Strategies for Smarter, Safer, and More Profitable Decisions

Real estate is one of the most reliable paths to long-term wealth—but not all investments are created equal. While some properties appreciate rapidly and generate steady income, others drain resources, time, and patience.

Whether you're a seasoned investor or just starting out, improving your investment decisions can make the difference between passive income and persistent problems.

Here’s how to make better real estate investments, backed by data, strategy, and real-world insight.

🏗️ 1. Define Your Investment Goals Clearly

Before you browse listings or meet with agents, ask yourself:

  • Are you investing for monthly cash flow or long-term appreciation?

  • Do you prefer hands-on management or passive investing?

  • Is your timeline short-term flipping or long-term rental holding?

Smart investing starts with intentional planning.
Your goal determines the location, property type, financing strategy, and risk level.

📍 2. Choose the Right Market (Not Just the Right Property)

The property is important—but the market matters more.

Look for areas with:

  • Population growth

  • Low unemployment rates

  • Rental demand

  • Upcoming developments (infrastructure, schools, commerce)

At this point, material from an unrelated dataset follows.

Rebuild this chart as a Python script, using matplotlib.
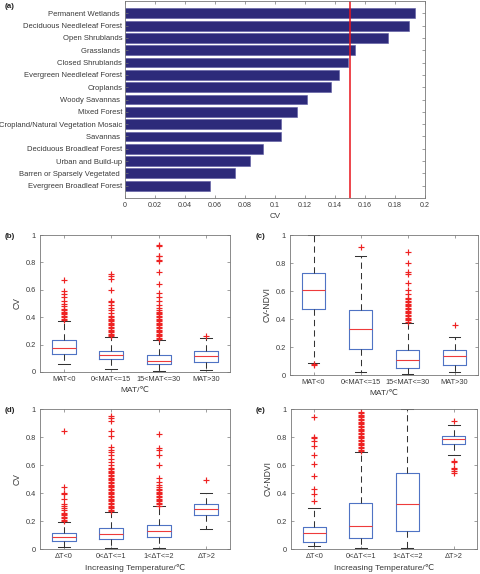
import matplotlib
matplotlib.use("Agg")
import matplotlib.pyplot as plt
from matplotlib.ticker import FuncFormatter

plt.rcParams['font.family'] = ['Liberation Sans', 'DejaVu Sans', 'Noto Sans CJK SC']

# ---------------- data ----------------
landcover = ['Permanent Wetlands ', 'Deciduous Needleleaf Forest', 'Open Shrublands',
             'Grasslands ', 'Closed Shrublands', 'Evergreen Needleleaf Forest', 'Croplands',
             'Woody Savannas ', 'Mixed Forest', 'Cropland/Natural Vegetation Mosaic',
             'Savannas ', 'Deciduous Broadleaf Forest', 'Urban and Build-up',
             'Barren or Sparsely Vegetated ', 'Evergreen Broadleaf Forest']
landcover_cv = [0.193, 0.1895, 0.175, 0.153, 0.1488, 0.1427, 0.137, 0.1213, 0.1144,
                0.104, 0.104, 0.0922, 0.0833, 0.0733, 0.0567]
cv_threshold = 0.15
a_xticks = [0, 0.02, 0.04, 0.06, 0.08, 0.1, 0.12, 0.14, 0.16, 0.18, 0.2]

mat_labels = ['MAT<0', '0<MAT<=15', '15<MAT<=30', 'MAT>30']
dt_labels = ['ΔT<0', '0<ΔT<=1', '1<ΔT<=2', 'ΔT>2']

# (b) CV by MAT
b_lo = [0.061, 0.021, 0.005, 0.016]
b_q1 = [0.134, 0.095, 0.055, 0.075]
b_med = [0.176, 0.122, 0.080, 0.120]
b_q3 = [0.232, 0.156, 0.125, 0.150]
b_hi = [0.373, 0.252, 0.232, 0.246]
b_fliers = [
    [0.38, 0.39, 0.40, 0.41, 0.42, 0.43, 0.44, 0.45, 0.46, 0.48, 0.50, 0.52, 0.55, 0.57, 0.59, 0.675],
    [0.26, 0.27, 0.28, 0.29, 0.30, 0.31, 0.32, 0.33, 0.34, 0.35, 0.36, 0.37, 0.38, 0.39, 0.40, 0.41,
     0.43, 0.45, 0.47, 0.49, 0.51, 0.52, 0.60, 0.68, 0.70, 0.715],
    [0.24, 0.25, 0.26, 0.27, 0.28, 0.29, 0.30, 0.31, 0.32, 0.33, 0.34, 0.35, 0.36, 0.37, 0.38, 0.39,
     0.40, 0.41, 0.42, 0.43, 0.44, 0.45, 0.47, 0.49, 0.52, 0.55, 0.58, 0.64, 0.73, 0.81, 0.82,
     0.845, 0.85, 0.92, 0.93],
    [0.265],
]

# (c) CV-NDVI by MAT
c_lo = [0.088, 0.021, 0.007, 0.021]
c_q1 = [0.472, 0.187, 0.052, 0.069]
c_med = [0.609, 0.327, 0.109, 0.135]
c_q3 = [0.732, 0.464, 0.180, 0.180]
c_hi = [1.0, 0.853, 0.372, 0.275]
c_fliers = [
    [0.072, 0.078],
    [0.915],
    [0.38, 0.39, 0.40, 0.41, 0.42, 0.43, 0.44, 0.45, 0.46, 0.47, 0.48, 0.49, 0.50, 0.51, 0.52,
     0.53, 0.54, 0.55, 0.58, 0.61, 0.66, 0.72, 0.735, 0.80, 0.88],
    [0.36],
]

# (d) CV by warming
d_lo = [0.017, 0.010, 0.010, 0.143]
d_q1 = [0.057, 0.069, 0.083, 0.245]
d_med = [0.083, 0.105, 0.126, 0.288]
d_q3 = [0.114, 0.148, 0.174, 0.324]
d_hi = [0.195, 0.264, 0.305, 0.400]
d_fliers = [
    [0.20, 0.21, 0.22, 0.23, 0.24, 0.25, 0.255, 0.28, 0.29, 0.31, 0.32, 0.36, 0.39, 0.40, 0.44, 0.845],
    [0.27, 0.28, 0.29, 0.30, 0.31, 0.32, 0.33, 0.34, 0.35, 0.36, 0.37, 0.38, 0.39, 0.40, 0.41, 0.42,
     0.43, 0.44, 0.45, 0.46, 0.47, 0.48, 0.49, 0.50, 0.51, 0.52, 0.53, 0.54, 0.55, 0.56, 0.57, 0.58,
     0.60, 0.62, 0.645, 0.67, 0.69, 0.71, 0.73, 0.81, 0.845, 0.915, 0.935, 0.95],
    [0.31, 0.32, 0.33, 0.34, 0.35, 0.36, 0.37, 0.38, 0.39, 0.40, 0.41, 0.42, 0.43, 0.44, 0.46,
     0.48, 0.51, 0.60, 0.67, 0.71, 0.72, 0.82],
    [0.49],
]

# (e) CV-NDVI by warming
e_lo = [0.021, 0.010, 0.010, 0.669]
e_q1 = [0.052, 0.081, 0.131, 0.750]
e_med = [0.112, 0.167, 0.319, 0.783]
e_q3 = [0.160, 0.326, 0.545, 0.810]
e_hi = [0.295, 0.690, 1.0, 0.886]
e_fliers = [
    [0.34, 0.39, 0.43, 0.52, 0.61, 0.675, 0.735, 0.775, 0.79, 0.80, 0.94],
    [0.70, 0.71, 0.72, 0.73, 0.74, 0.75, 0.76, 0.77, 0.78, 0.79, 0.80, 0.81, 0.82, 0.83, 0.84,
     0.85, 0.86, 0.87, 0.88, 0.89, 0.90, 0.91, 0.92, 0.93, 0.94, 0.95, 0.96, 0.97, 0.98],
    [],
    [0.54, 0.56, 0.575, 0.58, 0.62, 0.63, 0.915],
]

box_yticks = [0, 0.2, 0.4, 0.6, 0.8, 1]

# ---------------- style ----------------
TXT = '#3a3a3a'
EDGE = '#777777'

fig = plt.figure(figsize=(4.8, 5.74), dpi=100)
fmt = FuncFormatter(lambda v, p: ('%g' % round(v, 4)))


def style_axes(ax, fs):
    for s in ax.spines.values():
        s.set_color(EDGE)
        s.set_linewidth(0.6)
    ax.tick_params(direction='in', length=2.2, width=0.5, colors=EDGE,
                   labelcolor=TXT, labelsize=fs, top=True, right=True, pad=3)


# (a) bar chart
axa = fig.add_axes([125 / 480, 1 - 198 / 574, 300 / 480, 197 / 574])
ypos = list(range(1, len(landcover) + 1))
axa.barh(ypos, landcover_cv, height=0.8, color='#2d2a7a', edgecolor='#5a58a0', linewidth=0.4)
axa.axvline(cv_threshold, color='#e8141b', lw=1.1)
axa.set_xlim(0, 0.2)
axa.set_ylim(16, 0)
axa.set_yticks(ypos)
axa.set_yticklabels(landcover)
axa.set_xticks(a_xticks)
axa.xaxis.set_major_formatter(fmt)
style_axes(axa, 5.1)
axa.tick_params(axis='y', labelsize=5.5, pad=2)
axa.set_xlabel('CV', fontsize=5.8, color=TXT, labelpad=3)


def boxpanel(rect, labels, lo, q1, med, q3, hi, fliers, ylabel, xlabel):
    ax = fig.add_axes(rect)
    stats = []
    for i in range(len(labels)):
        stats.append(dict(label=labels[i], whislo=lo[i], q1=q1[i], med=med[i],
                          q3=q3[i], whishi=hi[i], fliers=fliers[i]))
    ax.bxp(stats, positions=[1, 2, 3, 4], widths=0.5, capwidths=0.25,
           boxprops=dict(color='#4f73c4', linewidth=0.8),
           medianprops=dict(color='#ee3b3b', linewidth=0.8),
           whiskerprops=dict(color='#333333', linewidth=0.75, linestyle=(0, (6, 4))),
           capprops=dict(color='#333333', linewidth=0.75),
           flierprops=dict(marker='+', markeredgecolor='#ee2222', markersize=4.8,
                           markeredgewidth=0.85, linestyle='none'))
    ax.set_xlim(0.5, 4.5)
    ax.set_ylim(0, 1)
    ax.set_yticks(box_yticks)
    ax.yaxis.set_major_formatter(fmt)
    style_axes(ax, 5.3)
    ax.set_ylabel(ylabel, fontsize=6.2, color=TXT, labelpad=3)
    ax.set_xlabel(xlabel, fontsize=6.0, color=TXT, labelpad=3)
    return ax


boxpanel([40 / 480, 1 - 372 / 574, 190 / 480, 137 / 574], mat_labels,
         b_lo, b_q1, b_med, b_q3, b_hi, b_fliers, 'CV', 'MAT/℃')
boxpanel([290 / 480, 1 - 375 / 574, 188 / 480, 140 / 574], mat_labels,
         c_lo, c_q1, c_med, c_q3, c_hi, c_fliers, 'CV-NDVI', 'MAT/℃')
boxpanel([40 / 480, 1 - 549 / 574, 190 / 480, 140 / 574], dt_labels,
         d_lo, d_q1, d_med, d_q3, d_hi, d_fliers, 'CV', 'Increasing Temperature/℃')
boxpanel([291 / 480, 1 - 549 / 574, 186 / 480, 140 / 574], dt_labels,
         e_lo, e_q1, e_med, e_q3, e_hi, e_fliers, 'CV-NDVI', 'Increasing Temperature/℃')

for lab, x, y in [('(a)', 5, 7), ('(b)', 5, 236), ('(c)', 256, 236), ('(d)', 5, 410), ('(e)', 256, 410)]:
    fig.text(x / 480, 1 - y / 574, lab, fontsize=5.8, fontweight='bold',
             color='#222222', ha='left', va='center')

fig.savefig('out.png', dpi=100)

Even a mediocre property in a growing market often outperforms a “perfect” property in a stagnant area.

💡 Pro Tip: Use tools like Zillow Data, U.S. Census, or local planning commission sites for market research.

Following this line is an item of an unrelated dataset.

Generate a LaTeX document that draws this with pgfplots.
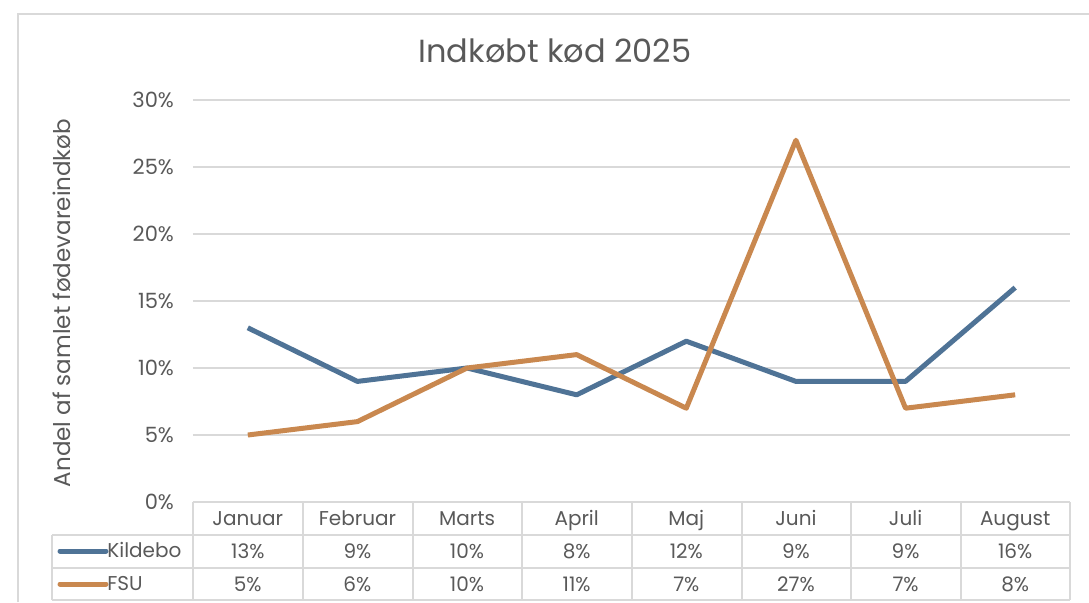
\documentclass[border=0pt]{standalone}
\usepackage{pgfplots}
\pgfplotsset{compat=1.18}
\usepackage{fontspec}
\setmainfont{Poppins}
\definecolor{kblue}{HTML}{4F7396}
\definecolor{forange}{HTML}{C9884F}
\definecolor{txt}{HTML}{595959}
\definecolor{gridc}{HTML}{D9D9D9}

\pgfplotstableread{
x kildebo fsu
0 13 5
1 9 6
2 10 10
3 8 11
4 12 7
5 9 27
6 9 7
7 16 8
}\kodtable

\begin{document}
\begin{tikzpicture}
% pixel grid: 1px = 0.5pt, y downwards
\begin{scope}[x=0.5pt,y=-0.5pt]
  \path[use as bounding box] (0,0) rectangle (1089,602);
  \draw[gridc,line width=0.6pt] (18,602) -- (18,14) -- (1089,14);
  \node[txt,font=\fontsize{16}{18}\selectfont] at (555,51) {Indkøbt kød 2025};
  \node[txt,rotate=90,font=\fontsize{11.5}{13}\selectfont] at (62,303) {Andel af samlet fødevareindkøb};
\end{scope}

\begin{axis}[
  at={(96.5pt,-251pt)}, anchor=south west,
  scale only axis, width=438.5pt, height=201pt,
  xmin=-0.5, xmax=7.5, ymin=0, ymax=30,
  ytick={0,5,...,30}, xtick=\empty,
  yticklabel={\pgfmathprintnumber{\tick}\%},
  /pgf/number format/assume math mode=true,
  yticklabel style={txt,font=\fontsize{10.5}{12}\selectfont,xshift=-6pt},
  axis line style={draw=none}, major tick style={draw=none},
  ymajorgrids, grid style={gridc,line width=0.6pt},
  clip=false,
]
  \addplot[kblue,line width=2.5pt,line join=round] table[x=x,y=kildebo] {\kodtable};
  \addplot[forange,line width=2.5pt,line join=round] table[x=x,y=fsu] {\kodtable};
\end{axis}

\begin{scope}[x=0.5pt,y=-0.5pt,
  cell/.style={txt,font=\fontsize{10}{12}\selectfont,text height=1.6ex,text depth=0.4ex,inner sep=0pt}]
  \def\colx{{193,303,413,522,632,742,851,961,1070}}
  \draw[gridc,line width=0.6pt] (193,502) -- (1070,502);
  \draw[gridc,line width=0.6pt] (52,535) -- (1070,535);
  \draw[gridc,line width=0.6pt] (52,568) -- (1070,568);
  \draw[gridc,line width=0.6pt] (52,600) -- (1070,600);
  \draw[gridc,line width=0.6pt] (52,535) -- (52,600);
  \foreach \i in {0,...,8} {
    \pgfmathsetmacro{\cx}{\colx[\i]}
    \draw[gridc,line width=0.6pt] (\cx,502) -- (\cx,600);
  }
  \draw[kblue,line width=2.5pt,line cap=round] (60,551) -- (106,551);
  \draw[forange,line width=2.5pt,line cap=round] (60,584) -- (106,584);
  \node[cell,anchor=west] at (107,551) {Kildebo};
  \node[cell,anchor=west] at (107,584) {FSU};
  \foreach \m/\k/\f [count=\j from 0] in {Januar/13/5,Februar/9/6,Marts/10/10,April/8/11,Maj/12/7,Juni/9/27,Juli/9/7,August/16/8} {
    \pgfmathsetmacro{\cx}{193+109.625*\j+54.8}
    \node[cell] at (\cx,519) {\m};
    \node[cell] at (\cx,552) {\k\%};
    \node[cell] at (\cx,585) {\f\%};
  }
\end{scope}
\end{tikzpicture}
\end{document}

📊 3. Run the Numbers—Every Time

Never buy based on emotions or “gut instinct.” Use clear metrics to evaluate deals:

  • Cash-on-Cash Return = (Annual Cash Flow ÷ Total Cash Invested) × 100

  • Cap Rate = (Net Operating Income ÷ Property Value) × 100

  • Break-Even Ratio = (Operating Expenses + Debt Service) ÷ Gross Income

  • ROI = Total Return ÷ Total Investment × 100

Compare at least 3–5 properties before you commit.

📉 If the numbers don’t work on paper, they won’t work in real life.

🧰 4. Understand Risk—and Prepare for It

Better real estate investments come from expecting the unexpected:

  • Vacancies

  • Repairs or renovations

  • Legal disputes or evictions

  • Interest rate hikes

  • Delays in rental income

Create an emergency fund, maintain proper insurance, and avoid over-leveraging.
Smart investors never bet the farm on one deal.

💼 5. Vet Your Team and Partners Carefully

Your real estate success often hinges on who you work with:

  • Real estate agent

  • Property manager

  • Contractor

  • Accountant

  • Attorney

  • Co-investors (if any)

Choose people with proven experience, transparency, and local knowledge.
A strong team protects your investment and sanity.

🛠️ 6. Know When to Renovate vs. When to Walk Away

Renovations can boost value—if done strategically.

Renovate when:

  • It increases rent or resale value significantly

  • The market supports the upgrade

  • The structure is sound, and location is favorable

Walk away when:

  • Structural or legal issues outweigh potential returns

  • ROI on repairs is uncertain

  • It drains more capital than you can risk

Don’t fall into the “money pit” trap. Every upgrade should be an investment, not an expense.

🧾 7. Stay Tax-Efficient

Understanding real estate tax strategies can boost your net returns:

  • Depreciation deductions

  • Mortgage interest deductions

  • 1031 exchanges for deferring capital gains

  • Cost segregation on commercial properties

  • Proper LLC or entity setup for asset protection

💡 Work with a tax advisor who specializes in real estate.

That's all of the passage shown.